The next issue I propose is the preservation of religious freedom for all people. No government should be put in charge of telling us how to relate with our God and our community of believers. And all believers should allow the other communities of believers to practice their faith in peace.

The next pillar on the short list of most of our members is the protection of the noblest, time-honored practices found to be essential to the health of societies worldwide. I refer to values that promote marital fidelity and happiness, and the stability that such marriages create. Out of families that are internally secure and emotionally healthy, grows a spirit of respect for all faiths, races, and nationalities. Healthy, happy families teach us how to respect and care for others.
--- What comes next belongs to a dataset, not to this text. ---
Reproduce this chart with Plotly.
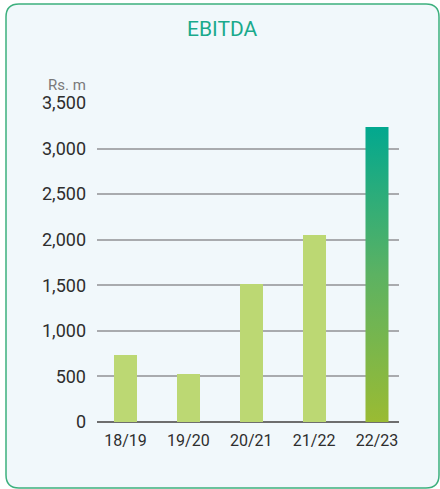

Another issue that would be good for IAPP to adopt as one of our pillars, is our unity against terrorism. Terrorism is war waged on innocents, on civilians and the most defenseless among us. The universal support of our second and third pillars of freedom of religion and family values, is a barrier to the adoption of terrorism as a means of political action.

The final pillar is to strive for sustainable economic development and good governance which helps create a stable society. Respect for an individual’s rights, which include property rights, and the right to conduct business, is essential. Freedom to develop and freedom from fear of one’s own government, fosters an environment of sustainability.

These are just some thoughts, some suggestions – and there are others. A global body of experienced, professional parliamentarians like this has never existed in this modern era of instant global communications. There is so much we can accomplish. Parliamentarians for peace are, by nature, optimistic. Our expectations always include a large measure of hope. Let us act on our hopes, and thus offer hope to the world.